┌────────

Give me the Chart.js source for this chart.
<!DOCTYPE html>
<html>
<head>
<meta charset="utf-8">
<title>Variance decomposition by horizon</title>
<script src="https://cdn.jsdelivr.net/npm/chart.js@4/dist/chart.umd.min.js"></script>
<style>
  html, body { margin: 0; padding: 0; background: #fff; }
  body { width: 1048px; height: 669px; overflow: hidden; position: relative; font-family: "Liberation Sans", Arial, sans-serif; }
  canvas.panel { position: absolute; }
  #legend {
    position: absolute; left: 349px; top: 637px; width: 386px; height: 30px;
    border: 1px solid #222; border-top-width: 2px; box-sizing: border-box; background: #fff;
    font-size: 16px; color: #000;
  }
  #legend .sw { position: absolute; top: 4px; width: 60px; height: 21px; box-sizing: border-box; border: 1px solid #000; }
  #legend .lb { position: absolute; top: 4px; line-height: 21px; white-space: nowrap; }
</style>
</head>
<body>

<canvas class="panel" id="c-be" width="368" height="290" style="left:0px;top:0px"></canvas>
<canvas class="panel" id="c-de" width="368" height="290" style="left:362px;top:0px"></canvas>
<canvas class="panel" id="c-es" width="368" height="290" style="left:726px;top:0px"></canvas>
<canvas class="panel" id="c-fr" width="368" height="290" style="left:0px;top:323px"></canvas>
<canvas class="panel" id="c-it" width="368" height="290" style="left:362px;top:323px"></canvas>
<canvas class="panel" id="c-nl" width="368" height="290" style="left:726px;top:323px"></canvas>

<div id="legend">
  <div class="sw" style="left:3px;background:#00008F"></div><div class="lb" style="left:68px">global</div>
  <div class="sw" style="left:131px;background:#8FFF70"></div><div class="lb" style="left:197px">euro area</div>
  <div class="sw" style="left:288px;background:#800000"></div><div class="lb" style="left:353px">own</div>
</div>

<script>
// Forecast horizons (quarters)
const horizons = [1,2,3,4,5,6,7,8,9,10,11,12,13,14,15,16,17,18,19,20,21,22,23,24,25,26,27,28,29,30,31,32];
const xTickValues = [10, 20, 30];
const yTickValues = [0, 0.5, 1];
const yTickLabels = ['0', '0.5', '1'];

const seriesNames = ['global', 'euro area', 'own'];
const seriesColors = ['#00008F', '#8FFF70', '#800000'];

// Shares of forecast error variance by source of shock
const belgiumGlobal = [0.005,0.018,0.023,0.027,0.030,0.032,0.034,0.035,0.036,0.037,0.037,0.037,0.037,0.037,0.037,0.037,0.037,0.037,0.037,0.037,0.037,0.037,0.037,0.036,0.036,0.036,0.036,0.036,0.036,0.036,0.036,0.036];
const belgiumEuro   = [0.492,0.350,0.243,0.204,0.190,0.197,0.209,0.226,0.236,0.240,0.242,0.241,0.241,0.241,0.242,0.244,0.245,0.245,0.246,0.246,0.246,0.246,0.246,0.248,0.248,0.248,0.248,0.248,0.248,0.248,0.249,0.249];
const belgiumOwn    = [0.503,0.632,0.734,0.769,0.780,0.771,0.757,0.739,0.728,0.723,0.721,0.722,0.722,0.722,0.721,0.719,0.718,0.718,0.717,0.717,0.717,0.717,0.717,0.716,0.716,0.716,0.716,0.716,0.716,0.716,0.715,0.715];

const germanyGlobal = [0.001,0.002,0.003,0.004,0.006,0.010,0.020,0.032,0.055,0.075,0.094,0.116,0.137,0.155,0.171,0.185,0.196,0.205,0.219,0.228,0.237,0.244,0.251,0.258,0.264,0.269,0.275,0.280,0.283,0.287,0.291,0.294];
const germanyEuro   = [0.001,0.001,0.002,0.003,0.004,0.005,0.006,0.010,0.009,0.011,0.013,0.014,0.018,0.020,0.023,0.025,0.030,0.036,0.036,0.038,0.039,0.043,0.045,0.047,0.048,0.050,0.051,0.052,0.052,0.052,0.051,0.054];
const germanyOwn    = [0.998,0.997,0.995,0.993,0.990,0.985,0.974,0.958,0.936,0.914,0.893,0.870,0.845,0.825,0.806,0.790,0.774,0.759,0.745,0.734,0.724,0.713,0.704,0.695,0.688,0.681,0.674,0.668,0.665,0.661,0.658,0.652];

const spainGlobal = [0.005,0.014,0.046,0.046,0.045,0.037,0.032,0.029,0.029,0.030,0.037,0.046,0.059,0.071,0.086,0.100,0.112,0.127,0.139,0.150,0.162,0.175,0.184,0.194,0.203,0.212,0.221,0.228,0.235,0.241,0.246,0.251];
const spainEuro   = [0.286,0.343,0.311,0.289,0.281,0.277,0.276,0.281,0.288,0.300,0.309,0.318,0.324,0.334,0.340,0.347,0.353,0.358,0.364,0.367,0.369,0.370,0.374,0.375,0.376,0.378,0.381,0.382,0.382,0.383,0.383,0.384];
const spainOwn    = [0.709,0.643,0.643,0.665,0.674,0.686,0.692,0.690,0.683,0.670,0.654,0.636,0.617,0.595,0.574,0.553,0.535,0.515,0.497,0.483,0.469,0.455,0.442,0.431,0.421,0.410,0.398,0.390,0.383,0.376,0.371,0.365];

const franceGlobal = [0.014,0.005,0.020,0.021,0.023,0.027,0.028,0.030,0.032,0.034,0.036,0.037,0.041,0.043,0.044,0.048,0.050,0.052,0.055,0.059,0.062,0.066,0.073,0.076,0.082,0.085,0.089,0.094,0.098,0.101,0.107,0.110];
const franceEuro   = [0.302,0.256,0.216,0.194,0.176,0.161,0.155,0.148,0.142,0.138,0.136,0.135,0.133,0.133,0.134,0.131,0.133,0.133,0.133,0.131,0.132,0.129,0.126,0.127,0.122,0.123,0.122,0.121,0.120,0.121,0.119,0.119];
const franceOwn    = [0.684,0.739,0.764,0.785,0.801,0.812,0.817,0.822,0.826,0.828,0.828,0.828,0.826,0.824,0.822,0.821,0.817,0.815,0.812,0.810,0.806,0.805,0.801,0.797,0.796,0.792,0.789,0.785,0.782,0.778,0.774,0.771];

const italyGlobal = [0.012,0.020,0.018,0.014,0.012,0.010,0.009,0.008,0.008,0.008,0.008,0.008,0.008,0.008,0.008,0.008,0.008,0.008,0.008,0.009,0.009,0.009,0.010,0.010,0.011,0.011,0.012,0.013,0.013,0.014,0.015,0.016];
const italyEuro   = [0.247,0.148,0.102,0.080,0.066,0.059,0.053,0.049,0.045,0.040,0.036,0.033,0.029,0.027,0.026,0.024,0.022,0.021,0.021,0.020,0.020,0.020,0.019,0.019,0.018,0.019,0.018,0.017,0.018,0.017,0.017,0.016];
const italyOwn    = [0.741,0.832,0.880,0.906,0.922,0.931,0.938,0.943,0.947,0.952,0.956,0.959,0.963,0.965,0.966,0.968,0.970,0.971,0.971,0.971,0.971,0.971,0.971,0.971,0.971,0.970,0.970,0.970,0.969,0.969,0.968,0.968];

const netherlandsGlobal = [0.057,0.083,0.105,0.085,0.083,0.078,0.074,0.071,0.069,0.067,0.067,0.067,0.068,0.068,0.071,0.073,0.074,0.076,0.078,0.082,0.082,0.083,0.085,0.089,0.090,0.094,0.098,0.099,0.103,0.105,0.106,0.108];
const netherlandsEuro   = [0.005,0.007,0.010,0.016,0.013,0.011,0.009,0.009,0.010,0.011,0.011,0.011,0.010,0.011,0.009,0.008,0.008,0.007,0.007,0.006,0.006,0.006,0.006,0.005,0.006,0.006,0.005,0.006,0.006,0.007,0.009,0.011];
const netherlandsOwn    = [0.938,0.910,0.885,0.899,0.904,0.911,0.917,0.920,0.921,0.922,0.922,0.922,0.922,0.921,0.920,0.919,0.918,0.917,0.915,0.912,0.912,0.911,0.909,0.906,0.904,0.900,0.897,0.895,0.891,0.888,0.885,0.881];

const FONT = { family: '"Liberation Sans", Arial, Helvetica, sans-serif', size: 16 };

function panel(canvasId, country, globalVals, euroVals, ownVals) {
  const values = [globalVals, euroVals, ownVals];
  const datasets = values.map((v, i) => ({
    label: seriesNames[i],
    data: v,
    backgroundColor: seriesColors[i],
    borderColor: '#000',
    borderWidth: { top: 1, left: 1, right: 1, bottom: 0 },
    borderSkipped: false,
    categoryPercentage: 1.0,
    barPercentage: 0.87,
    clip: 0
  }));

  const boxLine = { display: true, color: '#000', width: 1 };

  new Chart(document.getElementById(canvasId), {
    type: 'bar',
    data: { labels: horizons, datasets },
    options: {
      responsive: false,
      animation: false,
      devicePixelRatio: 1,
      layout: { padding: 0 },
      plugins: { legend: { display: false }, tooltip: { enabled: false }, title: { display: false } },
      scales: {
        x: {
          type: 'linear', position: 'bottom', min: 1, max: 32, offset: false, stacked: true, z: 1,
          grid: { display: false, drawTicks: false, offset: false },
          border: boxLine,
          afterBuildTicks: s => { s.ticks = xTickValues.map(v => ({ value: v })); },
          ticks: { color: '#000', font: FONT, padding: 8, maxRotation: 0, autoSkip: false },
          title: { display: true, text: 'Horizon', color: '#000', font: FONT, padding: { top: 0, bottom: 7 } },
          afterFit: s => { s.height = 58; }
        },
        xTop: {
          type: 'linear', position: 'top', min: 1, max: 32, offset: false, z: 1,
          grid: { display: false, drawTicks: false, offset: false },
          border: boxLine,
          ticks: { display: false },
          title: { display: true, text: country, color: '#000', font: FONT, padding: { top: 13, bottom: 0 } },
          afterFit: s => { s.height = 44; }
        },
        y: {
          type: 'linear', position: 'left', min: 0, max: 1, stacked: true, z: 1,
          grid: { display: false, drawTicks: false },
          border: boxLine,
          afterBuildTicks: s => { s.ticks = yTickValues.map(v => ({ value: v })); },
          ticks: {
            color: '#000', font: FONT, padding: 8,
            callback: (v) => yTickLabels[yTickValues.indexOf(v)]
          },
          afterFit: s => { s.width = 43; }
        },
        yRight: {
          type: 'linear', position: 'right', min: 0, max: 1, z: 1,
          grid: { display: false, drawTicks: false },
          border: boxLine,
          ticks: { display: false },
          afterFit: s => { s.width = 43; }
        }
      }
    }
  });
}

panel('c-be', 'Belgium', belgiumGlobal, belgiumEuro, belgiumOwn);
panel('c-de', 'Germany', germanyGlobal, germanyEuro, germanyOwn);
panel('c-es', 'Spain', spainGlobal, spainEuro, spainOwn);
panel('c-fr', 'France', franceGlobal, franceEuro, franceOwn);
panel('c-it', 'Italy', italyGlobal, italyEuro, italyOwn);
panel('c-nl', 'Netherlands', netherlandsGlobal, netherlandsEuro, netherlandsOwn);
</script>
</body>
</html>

└────────

* PROBLEM DETAILS *
Report the number of lines of the listing above that hold the string "source", with no other text.

* COMPLETED TASK *
2